Keep an eye out for early season tomatoes that express the virtue of exceptional flavor. Some early season toms ripen early but lack some of the homegrown flavor we are after.
Basically, think about what it is you want. My first priority is flavor, always. Each year, I’ll try a new cherry or a new paste or roma, or a new heirloom or beefsteak to see if they might beat my previously hard-won flavor champions. I can’t wait to see how this year’s competitors’ taste!
Preparing For Success – Be Ready for Giant Tomato Harvests
Choose healthy tomato plants that will grow to a manageable size in a space that will accommodate them and where they will be easy to take care of.
It happens to the best of us. It is incredibly easy to get over excited in the spring. Even the most experienced gardeners get overzealous in starting too many plants, purchasing too many transplants, and packing them in to the garden. Sometimes we don’t remember or plan for how big they’ll become and what they need later on. I have certainly been guilty of this.
Questions to ask yourself:
- How big will the tomato plants be at their mature size.
- How much staking will be needed?
- Are the tomato plants in an area that is easy to maintain, provide water, and keep weed free? (Even when you’d rather be at the lake or the beach in the heat of the summer?)
- If the tomatoes are in containers, are the containers big enough for the tomato plants when they are mature?
The last thing you want is to put in all the effort of picking the perfect transplants, plant them, nurture them all summer, just to let them dry out, get too big, get root bound, or overtaken by weeds. Think about how much time you can dedicate to the tomato patch at the end of the season. There are always other things to do at the end of summer.

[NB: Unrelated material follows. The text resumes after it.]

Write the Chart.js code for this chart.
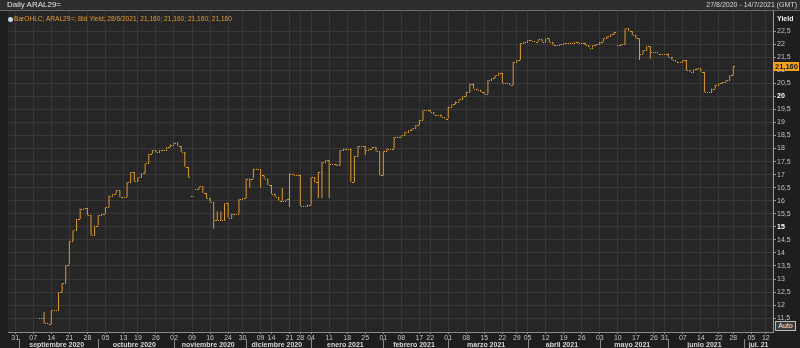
<!DOCTYPE html>
<html>
<head>
<meta charset="utf-8">
<script src="https://cdn.jsdelivr.net/npm/chart.js@4.4.0/dist/chart.umd.min.js"></script>
<style>
body { margin: 0; background: #1e1e1e; overflow: hidden; }
#panel { position: relative; width: 800px; height: 348px; font-family: "Liberation Sans", Arial, sans-serif; }
#cabecera { position: absolute; left: 0; top: 0; width: 800px; height: 10px; background: #2e2e2e; border-bottom: 1px solid #6a6a6a; }
#titulo { position: absolute; left: 7px; top: 0px; font-size: 8px; color: #e4e4e4; line-height: 10px; }
#rango { position: absolute; right: 3px; top: 0px; font-size: 7px; color: #d8d8d8; line-height: 10px; }
#leyenda { position: absolute; left: 8px; top: 15px; font-size: 6.6px; color: #e59c2f; line-height: 8px; white-space: nowrap; }
#leyenda span.icono { display: inline-block; width: 5px; height: 5px; border-radius: 50%; background: #c8d4e8; margin-right: 1px; vertical-align: -0.5px; }
#yield { position: absolute; left: 777px; top: 15px; font-size: 7px; font-weight: bold; color: #f0f0f0; }
#auto { position: absolute; left: 775px; top: 321px; width: 19px; height: 8px; border: 1px solid #bdbdbd; background: #3a3a3a; color: #f0f0f0; font-size: 7px; line-height: 8px; text-align: center; }
canvas { position: absolute; left: 0; top: 0; }
</style>
</head>
<body>
<div id="panel">
  <canvas id="grafico" width="800" height="348"></canvas>
  <div id="cabecera"><div id="titulo">Daily ARAL29=</div><div id="rango">27/8/2020 - 14/7/2021 (GMT)</div></div>
  <div id="leyenda"><span class="icono"></span><span id="textoLeyenda"></span></div>
  <div id="yield">Yield</div>
  <div id="auto">Auto</div>
</div>
<script>
// feriados del mercado (no hay rueda esos dias)
const feriados = ['2020-10-12','2020-11-23','2020-12-07','2020-12-08','2020-12-24','2020-12-25','2020-12-31',
  '2021-01-01','2021-02-15','2021-02-16','2021-03-24','2021-04-01','2021-04-02','2021-05-24','2021-05-25',
  '2021-06-21','2021-07-09'];

// etiquetas de dia del eje x
const etiquetasDia = ['2020-08-31','2020-09-07','2020-09-14','2020-09-21','2020-09-28','2020-10-05','2020-10-13',
  '2020-10-19','2020-10-26','2020-11-02','2020-11-09','2020-11-16','2020-11-24','2020-11-30','2020-12-09',
  '2020-12-14','2020-12-21','2020-12-28','2021-01-04','2021-01-11','2021-01-18','2021-01-25','2021-02-01',
  '2021-02-08','2021-02-17','2021-02-22','2021-03-01','2021-03-08','2021-03-15','2021-03-22','2021-03-29',
  '2021-04-05','2021-04-12','2021-04-19','2021-04-26','2021-05-03','2021-05-10','2021-05-17','2021-05-26',
  '2021-05-31','2021-06-07','2021-06-14','2021-06-22','2021-06-28','2021-07-05','2021-07-12'];

const clavesMes = ['2020-09','2020-10','2020-11','2020-12','2021-01','2021-02','2021-03','2021-04','2021-05','2021-06','2021-07'];
const etiquetasMes = ['septiembre 2020','octubre 2020','noviembre 2020','diciembre 2020','enero 2021','febrero 2021',
  'marzo 2021','abril 2021','mayo 2021','junio 2021','jul. 21'];

const marcasY = [11.5,12,12.5,13,13.5,14,14.5,15,15.5,16,16.5,17,17.5,18,18.5,19,19.5,20,20.5,21,21.5,22,22.5];

// cierres diarios (Bid Yield) desde el primer dia con datos
const primerDia = '2020-09-09';
const cierre = [
  11.5, 11.3, 11.28, 11.8, 11.8, 12.5, 12.85, 13.55, 14.45, 14.86,
  15.3, 15.7, 15.72, 15.44, 14.67, 15.05, 15.44, 15.5, 15.75, 16.2,
  16.27, 16.4, 16.14, 16.14, 16.72, 17.1, 16.75, 16.9, 17.05, 17.43,
  17.8, 17.93, 17.85, 17.93, 17.95, 18.06, 18.15, 18.23, 18.1, 17.87,
  17.3, 16.9, 16.2, 16.46, 16.55, 16.3, 16.1, 15.95, 15.25, 15.25,
  15.25, 15.9, 15.35, 15.5, 15.5, 16.08, 16.1, 16.85, 16.85, 17.23,
  17.2, 16.97, 16.85, 16.6, 16.27, 16.15, 16.0, 16.0, 16.05, 17.04,
  17.0, 17.0, 15.8, 15.8, 15.85, 16.9, 16.7, 17.1, 17.48, 17.55,
  17.4, 17.4, 17.35, 17.93, 18.0, 18.0, 16.72, 17.7, 18.1, 18.1,
  17.95, 18.0, 18.06, 17.9, 16.97, 17.9, 18.0, 18.0, 18.44, 18.45,
  18.5, 18.64, 18.7, 18.77, 18.9, 19.08, 19.47, 19.47, 19.4, 19.3,
  19.3, 19.2, 19.15, 19.6, 19.7, 19.8, 19.9, 20.0, 20.17, 20.49,
  20.3, 20.25, 20.17, 20.1, 20.62, 20.7, 20.8, 20.9, 20.5, 20.5,
  20.43, 21.32, 21.39, 22.03, 22.09, 22.15, 22.12, 22.1, 22.18, 22.08,
  22.22, 22.07, 21.96, 21.96, 22.0, 22.03, 22.03, 22.05, 22.09, 22.03,
  22.05, 21.96, 21.87, 21.96, 22.0, 22.09, 22.22, 22.3, 22.38, 22.47,
  21.96, 22.0, 22.6, 22.5, 22.35, 22.22, 21.64, 21.77, 21.92, 21.7,
  21.7, 21.64, 21.64, 21.64, 21.52, 21.39, 21.33, 21.33, 21.39, 21.0,
  20.94, 21.03, 21.07, 20.94, 20.17, 20.17, 20.3, 20.43, 20.5, 20.55,
  20.62, 20.81, 21.16
];
// dias cuya apertura no coincide con el cierre anterior
const aperturas = [['2020-11-09', 16.2], ['2020-11-10', 16.46], ['2021-05-10', 21.96]];
// maximos y minimos intradiarios fuera del rango apertura/cierre
const maximos = [['2020-09-10', 11.75], ['2020-11-18', 15.6], ['2020-11-19', 15.6], ['2020-12-17', 16.5]];
const minimos = [['2020-11-17', 14.93], ['2020-12-02', 16.5], ['2020-12-09', 16.5], ['2020-12-21', 15.76],
  ['2021-01-06', 16.1], ['2021-01-07', 16.1], ['2021-01-11', 16.1], ['2021-01-25', 17.75],
  ['2021-05-18', 21.39], ['2021-05-21', 21.45]];

const naranja = '#dc9a32';
const fuente = '"Liberation Sans", Arial, sans-serif';

// dias habiles del eje
const fechas = [];
for (let d = new Date(Date.UTC(2020, 7, 27)); d <= new Date(Date.UTC(2021, 6, 14)); d.setUTCDate(d.getUTCDate() + 1)) {
  const iso = d.toISOString().slice(0, 10);
  const dow = d.getUTCDay();
  if (dow === 0 || dow === 6 || feriados.includes(iso)) continue;
  fechas.push(iso);
}

// armar las velas OHLC
const velas = fechas.map(() => null);
const inicio = fechas.indexOf(primerDia);
cierre.forEach((c, k) => {
  const fecha = fechas[inicio + k];
  const ap = aperturas.find(a => a[0] === fecha);
  const o = ap ? ap[1] : (k > 0 ? cierre[k - 1] : c);
  const mx = maximos.find(a => a[0] === fecha);
  const mn = minimos.find(a => a[0] === fecha);
  velas[inicio + k] = {
    o: o, c: c,
    h: Math.max(o, c, mx ? mx[1] : -Infinity),
    l: Math.min(o, c, mn ? mn[1] : Infinity)
  };
});

const meses = clavesMes.map(k => {
  const idx = fechas.map((f, i) => f.startsWith(k) ? i : -1).filter(i => i >= 0);
  return { primero: idx[0], centro: (idx[0] + idx[idx.length - 1]) / 2 };
});

const fmt = v => v.toFixed(3).replace('.', ',');
const ultimo = cierre[cierre.length - 1];
const fechaUltima = fechas[inicio + cierre.length - 1].split('-');
document.getElementById('textoLeyenda').textContent = 'BarOHLC; ARAL29=; Bid Yield; ' +
  (+fechaUltima[2]) + '/' + (+fechaUltima[1]) + '/' + fechaUltima[0] + '; ' +
  [ultimo, ultimo, ultimo, ultimo].map(fmt).join('; ');

const esEntero = v => Math.abs(v % 5) < 1e-9;

const pluginOHLC = {
  id: 'ohlc',
  beforeDraw(chart) {
    const a = chart.chartArea, ctx = chart.ctx;
    ctx.save();
    ctx.fillStyle = '#262626';
    ctx.fillRect(a.left, 0, a.right - a.left, a.bottom);
    ctx.restore();
  },
  afterDatasetsDraw(chart) {
    const ctx = chart.ctx, y = chart.scales.y;
    const meta = chart.getDatasetMeta(0);
    ctx.save();
    ctx.fillStyle = naranja;
    meta.data.forEach((bar, i) => {
      const v = velas[i];
      if (!v) return;
      const x = Math.round(bar.x);
      ctx.fillRect(x - 1, Math.round(y.getPixelForValue(v.o)), 1, 1);
      ctx.fillRect(x + 1, Math.round(y.getPixelForValue(v.c)), 1, 1);
    });
    ctx.restore();
  },
  afterDraw(chart) {
    const ctx = chart.ctx, x = chart.scales.x, y = chart.scales.y;
    ctx.save();
    // separadores de mes
    ctx.fillStyle = '#8a8a8a';
    meses.forEach(m => {
      ctx.fillRect(Math.round(x.getPixelForValue(m.primero)), 339, 1, 9);
    });
    // etiqueta del ultimo valor
    const yy = Math.round(y.getPixelForValue(ultimo));
    ctx.fillStyle = '#f3a21f';
    ctx.fillRect(773, yy - 4, 26, 9);
    ctx.fillStyle = '#1a1a1a';
    ctx.font = 'bold 7.5px ' + fuente;
    ctx.textBaseline = 'middle';
    ctx.fillText(fmt(ultimo), 775, yy + 0.5);
    ctx.restore();
  }
};

new Chart(document.getElementById('grafico'), {
  type: 'bar',
  data: {
    labels: fechas,
    datasets: [{
      data: velas.map(v => v ? [v.l, v.h] : null),
      backgroundColor: naranja,
      barThickness: 1,
      inflateAmount: 0,
      borderWidth: 0
    }]
  },
  options: {
    responsive: false,
    animation: false,
    layout: { padding: { left: 8, top: 11, right: 0, bottom: 0 } },
    plugins: { legend: { display: false }, tooltip: { enabled: false } },
    scales: {
      x: {
        type: 'category',
        offset: false,
        grid: { offset: false, color: '#363636', tickLength: 2, tickColor: '#8a8a8a' },
        border: { color: '#8a8a8a' },
        afterBuildTicks: s => { s.ticks = etiquetasDia.map(f => ({ value: fechas.indexOf(f) })); },
        afterFit: s => { s.height = 8; },
        ticks: {
          autoSkip: false, maxRotation: 0, padding: 0,
          color: '#c4c4c4', font: { size: 7, family: fuente },
          callback: v => (fechas[v] || '').slice(8, 10)
        }
      },
      x2: {
        type: 'category',
        position: 'bottom',
        offset: false,
        grid: { display: false, drawTicks: false },
        border: { display: false },
        afterBuildTicks: s => { s.ticks = meses.map(m => ({ value: m.centro })); },
        afterFit: s => { s.height = 8; },
        ticks: {
          autoSkip: false, maxRotation: 0, padding: 1,
          color: '#d6d6d6', font: { size: 7, weight: 'bold', family: fuente },
          callback: (v, i) => etiquetasMes[i]
        }
      },
      y: {
        position: 'right',
        min: 10.97,
        max: 23.27,
        grid: { color: '#383838', tickLength: 3, tickColor: '#9a9a9a' },
        border: { color: '#9a9a9a' },
        afterBuildTicks: s => { s.ticks = marcasY.map(v => ({ value: v })); },
        afterFit: s => { s.width = 27; },
        ticks: {
          padding: 1,
          color: ctx => (ctx.tick && esEntero(ctx.tick.value)) ? '#ffffff' : '#c4c4c4',
          font: ctx => ({ size: 7, weight: (ctx.tick && esEntero(ctx.tick.value)) ? 'bold' : 'normal', family: fuente }),
          callback: v => String(v).replace('.', ',')
        }
      }
    }
  },
  plugins: [pluginOHLC]
});
</script>
</body>
</html>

It is best to plan ahead, choosing healthy tomato plants appropriate for the time and space you have for them.
Imperfect Seedlings? What to Do?
Luckily, tomatoes are incredibly resilient plants. Even with less-than-optimal plant stock, you can still grow tomatoes successfully. This may take some extra work throughout the growing season. Some extra TLC with excellent soil, a focused feeding schedule, and conscientious watering may help less-than-perfect seedlings overcome some early neglect.
Of course, it is much better to start with healthy, well-grown tomato seedlings. Either way, we’ll go over excellent planting techniques to establish successful tomato plants in upcoming articles.
While you’re at the plant nursery, why not purchase some marigold seeds or seedlings? After all, marigolds should grow next to your tomatoes!